A wide range of materials for which 2-D versions were unavailable can now be made atomically thin with new technique

2 min read
Detergent Triggers Self Assembly of Two-Dimensional Zinc Oxide
Illustration: University of Wisconsin—Madison

There is a fairly large number of materials that might have some pretty attractive properties if they could be made into monolayer, two-dimensional (2-D) sheets. Unfortunately, unlike graphene, which is fabricated by peeling away layers from bulk graphite, these other materials don’t have a multi-layered source. But now the fabrication of these materials has become a possibility through a novel “bottom-up” production technique whose development may have just changed the future of 2-D materials in electronics.

Researchers at the University of Wisconsin-Madison (UW-Madison) have developed a technique in which a zinc oxide monolayer self assembles in a liquid with the help of a surfactant.  After six years of trial-and-error testing with different surfacants, the UW-Madison researchers believe they have found the right mix.

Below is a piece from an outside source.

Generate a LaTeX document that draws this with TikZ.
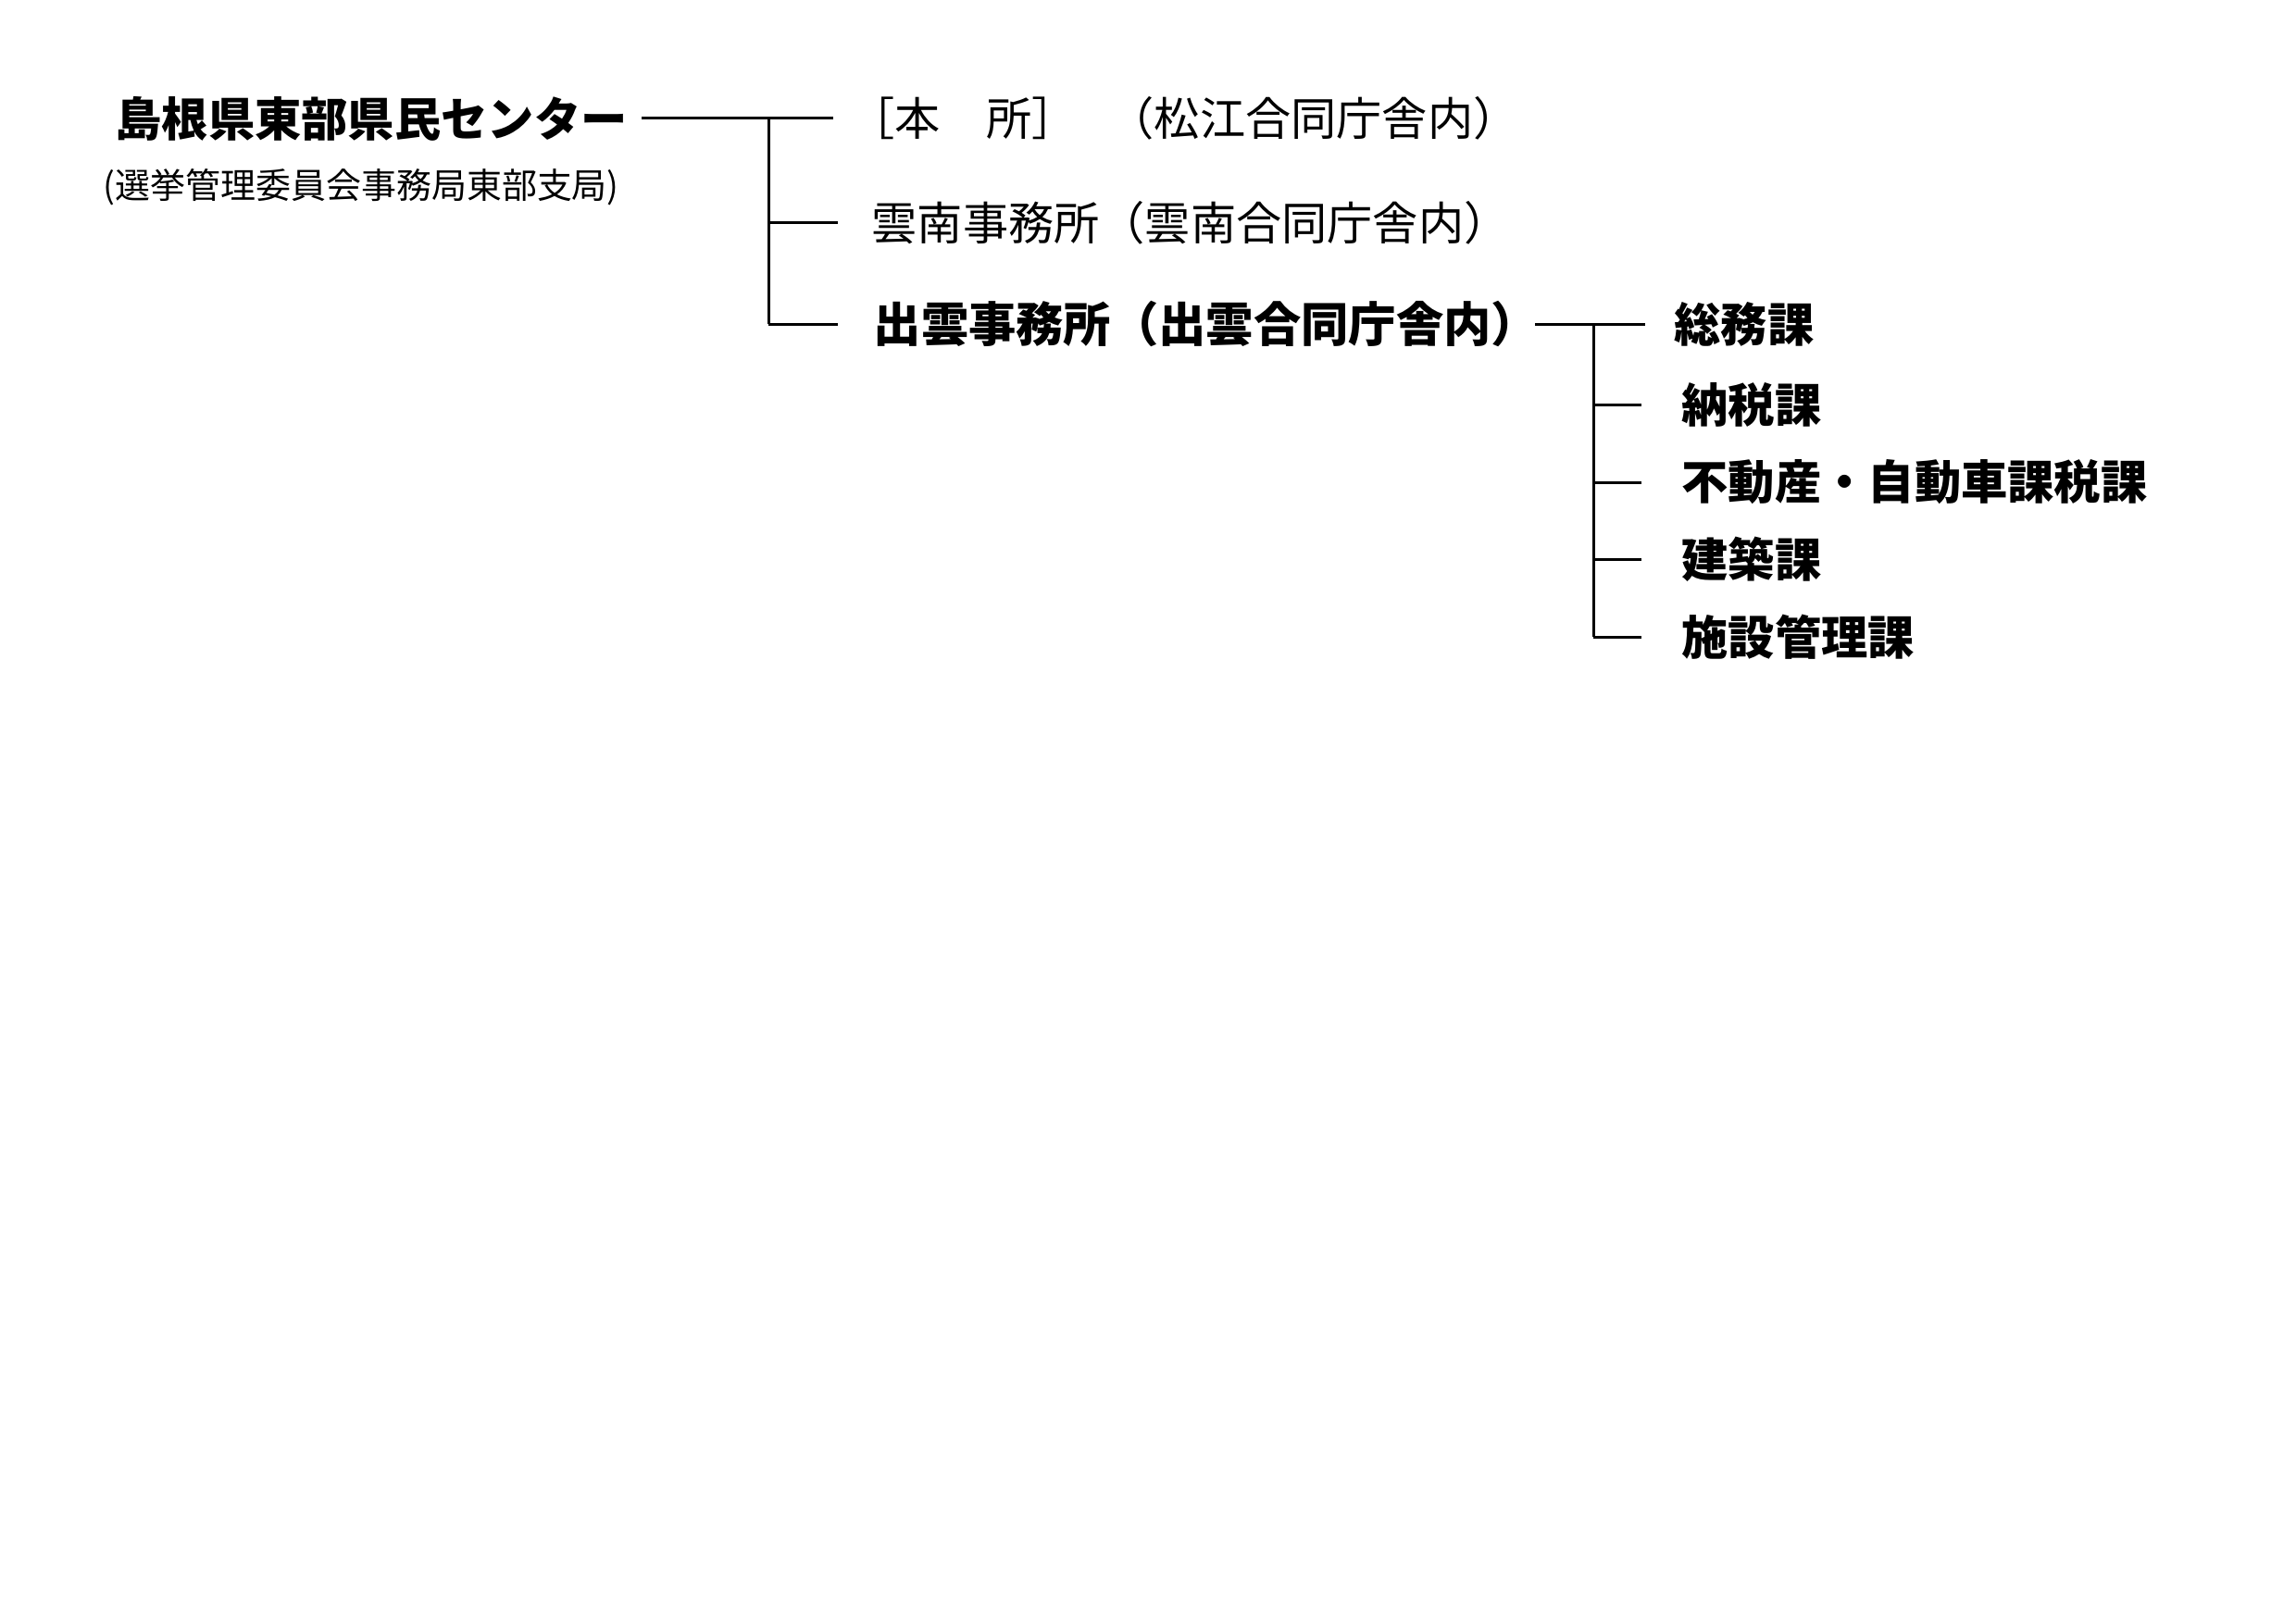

In research explained in a paper published in the journal Nature Communications, the researchers discovered that when a surfactant—essentially a detergent—containing sulfate ions was placed in a liquid containing zinc ions, it would trigger the self-assembly of zinc oxide nanosheets. The negatively charged sulfate ions in the surfactant attract the positively charge zinc ions, and within a couple of hours, the 2-D zinc oxide is formed.

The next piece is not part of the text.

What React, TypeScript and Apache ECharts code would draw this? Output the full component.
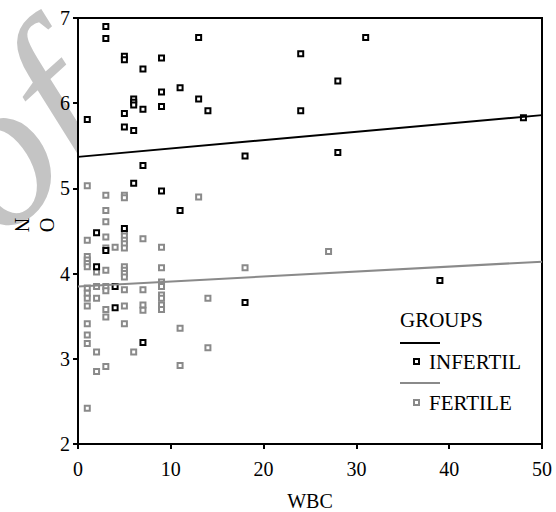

The idea for this approach came to Xudong Wong, one of the authors of the paper, while teaching a class on nanotechnology back in 2009.

“Under the correct conditions, a surfactant will self-assemble to form a monolayer,” said Wong, in a press release. “This is a well-known process that I teach in class. So while teaching this I wondered why we wouldn't be able to reverse this method and use the surfactant monolayer first to grow the crystalline face.”

In tests, the researchers discovered that the zinc oxide monolayers are able to function as p-type semiconductor transistors in which holes represent the majority of carriers and electrons are the minority. Just to give you a sense of how making zinc oxide down a 2-D material changes its properties, it’s important to know that in its bulk form, zinc oxide is an n-type semiconductor. Producing p-type semiconductors from zinc oxide has been the aim of much research.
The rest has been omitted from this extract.